▶ _Stated goal_
Restate the material word for word and leave out anything that is a picture.

▶ _Given material_
· · · ·
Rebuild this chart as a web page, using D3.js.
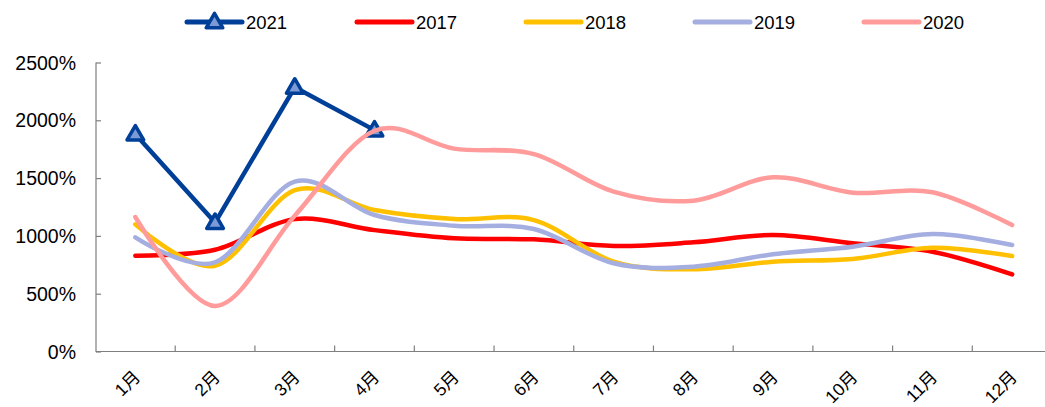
<!DOCTYPE html>
<html><head><meta charset="utf-8">
<script src="https://cdn.jsdelivr.net/npm/d3@7"></script>
<style>body{margin:0;background:#fff}svg{display:block}</style>
</head><body>
<svg id="c" width="1045" height="407"></svg>
<script>
const months = ["1月","2月","3月","4月","5月","6月","7月","8月","9月","10月","11月","12月"];
const yTicks = [0,500,1000,1500,2000,2500];
const v2021 = [1880,1115,2285,1915];
const v2017 = [829,880,1145,1050,979,970,913,945,1008,936,863,667];
const v2018 = [1100,742,1395,1224,1146,1137,777,711,777,800,898,826];
const v2019 = [988,772,1470,1181,1088,1060,763,734,841,907,1016,921];
const v2020 = [1163,394,1175,1910,1755,1708,1383,1305,1507,1374,1377,1094];
const seriesNames = ["2021","2017","2018","2019","2020"];
const seriesColors = ["#003f98","#ff0000","#ffc000","#a5aee0","#ff9b9b"];

const svg = d3.select("#c");
const font = "'Liberation Sans', Arial, 'Noto Sans CJK SC', sans-serif";
const x = d3.scaleBand().domain(months).range([95.5,1052]);
const cx = m => x(m) + x.bandwidth()/2;
const y = d3.scaleLinear().domain([0,2500]).range([351.5,62.5]);

// axes
const yAxis = svg.append("g").attr("transform","translate(96,0)")
  .call(d3.axisRight(y).tickValues(yTicks).tickSize(5).tickFormat(""));
yAxis.select(".domain").attr("d","M0,62.5V351.5");
yAxis.selectAll("line,path").attr("stroke","#7f7f7f").attr("stroke-width",1.2);
svg.append("g").selectAll("text").data(yTicks).join("text")
  .attr("x",76).attr("y",d=>y(d)).attr("dy","0.36em").attr("text-anchor","end")
  .attr("font-family",font).attr("font-size",19.5).attr("fill","#000")
  .text(d=>d+"%");

const xAxis = svg.append("g").attr("transform","translate(0,351.5)")
  .call(d3.axisTop(x).tickSize(0).tickFormat(""));
xAxis.select(".domain").attr("d","M95.5,0H1052");
xAxis.selectAll("line,path").attr("stroke","#7f7f7f").attr("stroke-width",1.2);
svg.append("g").selectAll("line").data(months.slice(1)).join("line")
  .attr("x1",d=>x(d)).attr("x2",d=>x(d)).attr("y1",351.5).attr("y2",345.5)
  .attr("stroke","#7f7f7f").attr("stroke-width",1.2);
svg.append("g").selectAll("text").data(months).join("text")
  .attr("transform",d=>`translate(${cx(d)+6},378) rotate(-45)`)
  .attr("text-anchor","end").attr("font-family",font).attr("font-size",17.5)
  .attr("fill","#000").text(d=>d);

// lines
const curve = d3.line().x((d,i)=>cx(months[i])).y(d=>y(d)).curve(d3.curveCatmullRom.alpha(0));
const straight = d3.line().x((d,i)=>cx(months[i])).y(d=>y(d));
const tri = d3.symbol().type(d3.symbolTriangle).size(120);

svg.append("path").attr("d",straight(v2021)).attr("fill","none")
  .attr("stroke",seriesColors[0]).attr("stroke-width",4.5).attr("stroke-linejoin","round");
svg.append("g").selectAll("path").data(v2021).join("path")
  .attr("d",tri).attr("transform",(d,i)=>`translate(${cx(months[i])},${y(d)+1})`)
  .attr("fill","#7b9ad6").attr("stroke",seriesColors[0]).attr("stroke-width",3.5).attr("stroke-linejoin","round");

[v2017,v2018,v2019,v2020].forEach((vals,k)=>{
  svg.append("path").attr("d",curve(vals)).attr("fill","none")
    .attr("stroke",seriesColors[k+1]).attr("stroke-width",4.5)
    .attr("stroke-linecap","round").attr("stroke-linejoin","round");
});

// legend
const legX = [187,357,526,695,864];
const leg = svg.append("g");
seriesNames.forEach((n,i)=>{
  leg.append("line").attr("x1",legX[i]).attr("x2",legX[i]+55).attr("y1",22).attr("y2",22)
    .attr("stroke",seriesColors[i]).attr("stroke-width",5).attr("stroke-linecap","round");
  if(i===0){
    leg.append("path").attr("d",tri).attr("transform",`translate(${legX[i]+27.5},23)`)
      .attr("fill","#7b9ad6").attr("stroke",seriesColors[0]).attr("stroke-width",3.5).attr("stroke-linejoin","round");
  }
  leg.append("text").attr("x",legX[i]+59).attr("y",22).attr("dy","0.36em")
    .attr("font-family",font).attr("font-size",18.5).attr("fill","#000").text(n);
});
</script>
</body></html>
· · · ·
▶ _Output of the task_
Rebuild this chart as a web page, using D3.js.
<!DOCTYPE html>
<html><head><meta charset="utf-8">
<script src="https://cdn.jsdelivr.net/npm/d3@7"></script>
<style>body{margin:0;background:#fff}svg{display:block}</style>
</head><body>
<svg id="c" width="1045" height="407"></svg>
<script>
const months = ["1月","2月","3月","4月","5月","6月","7月","8月","9月","10月","11月","12月"];
const yTicks = [0,500,1000,1500,2000,2500];
const v2021 = [1880,1115,2285,1915];
const v2017 = [829,880,1145,1050,979,970,913,945,1008,936,863,667];
const v2018 = [1100,742,1395,1224,1146,1137,777,711,777,800,898,826];
const v2019 = [988,772,1470,1181,1088,1060,763,734,841,907,1016,921];
const v2020 = [1163,394,1175,1910,1755,1708,1383,1305,1507,1374,1377,1094];
const seriesNames = ["2021","2017","2018","2019","2020"];
const seriesColors = ["#003f98","#ff0000","#ffc000","#a5aee0","#ff9b9b"];

const svg = d3.select("#c");
const font = "'Liberation Sans', Arial, 'Noto Sans CJK SC', sans-serif";
const x = d3.scaleBand().domain(months).range([95.5,1052]);
const cx = m => x(m) + x.bandwidth()/2;
const y = d3.scaleLinear().domain([0,2500]).range([351.5,62.5]);

// axes
const yAxis = svg.append("g").attr("transform","translate(96,0)")
  .call(d3.axisRight(y).tickValues(yTicks).tickSize(5).tickFormat(""));
yAxis.select(".domain").attr("d","M0,62.5V351.5");
yAxis.selectAll("line,path").attr("stroke","#7f7f7f").attr("stroke-width",1.2);
svg.append("g").selectAll("text").data(yTicks).join("text")
  .attr("x",76).attr("y",d=>y(d)).attr("dy","0.36em").attr("text-anchor","end")
  .attr("font-family",font).attr("font-size",19.5).attr("fill","#000")
  .text(d=>d+"%");

const xAxis = svg.append("g").attr("transform","translate(0,351.5)")
  .call(d3.axisTop(x).tickSize(0).tickFormat(""));
xAxis.select(".domain").attr("d","M95.5,0H1052");
xAxis.selectAll("line,path").attr("stroke","#7f7f7f").attr("stroke-width",1.2);
svg.append("g").selectAll("line").data(months.slice(1)).join("line")
  .attr("x1",d=>x(d)).attr("x2",d=>x(d)).attr("y1",351.5).attr("y2",345.5)
  .attr("stroke","#7f7f7f").attr("stroke-width",1.2);
svg.append("g").selectAll("text").data(months).join("text")
  .attr("transform",d=>`translate(${cx(d)+6},378) rotate(-45)`)
  .attr("text-anchor","end").attr("font-family",font).attr("font-size",17.5)
  .attr("fill","#000").text(d=>d);

// lines
const curve = d3.line().x((d,i)=>cx(months[i])).y(d=>y(d)).curve(d3.curveCatmullRom.alpha(0));
const straight = d3.line().x((d,i)=>cx(months[i])).y(d=>y(d));
const tri = d3.symbol().type(d3.symbolTriangle).size(120);

svg.append("path").attr("d",straight(v2021)).attr("fill","none")
  .attr("stroke",seriesColors[0]).attr("stroke-width",4.5).attr("stroke-linejoin","round");
svg.append("g").selectAll("path").data(v2021).join("path")
  .attr("d",tri).attr("transform",(d,i)=>`translate(${cx(months[i])},${y(d)+1})`)
  .attr("fill","#7b9ad6").attr("stroke",seriesColors[0]).attr("stroke-width",3.5).attr("stroke-linejoin","round");

[v2017,v2018,v2019,v2020].forEach((vals,k)=>{
  svg.append("path").attr("d",curve(vals)).attr("fill","none")
    .attr("stroke",seriesColors[k+1]).attr("stroke-width",4.5)
    .attr("stroke-linecap","round").attr("stroke-linejoin","round");
});

// legend
const legX = [187,357,526,695,864];
const leg = svg.append("g");
seriesNames.forEach((n,i)=>{
  leg.append("line").attr("x1",legX[i]).attr("x2",legX[i]+55).attr("y1",22).attr("y2",22)
    .attr("stroke",seriesColors[i]).attr("stroke-width",5).attr("stroke-linecap","round");
  if(i===0){
    leg.append("path").attr("d",tri).attr("transform",`translate(${legX[i]+27.5},23)`)
      .attr("fill","#7b9ad6").attr("stroke",seriesColors[0]).attr("stroke-width",3.5).attr("stroke-linejoin","round");
  }
  leg.append("text").attr("x",legX[i]+59).attr("y",22).attr("dy","0.36em")
    .attr("font-family",font).attr("font-size",18.5).attr("fill","#000").text(n);
});
</script>
</body></html>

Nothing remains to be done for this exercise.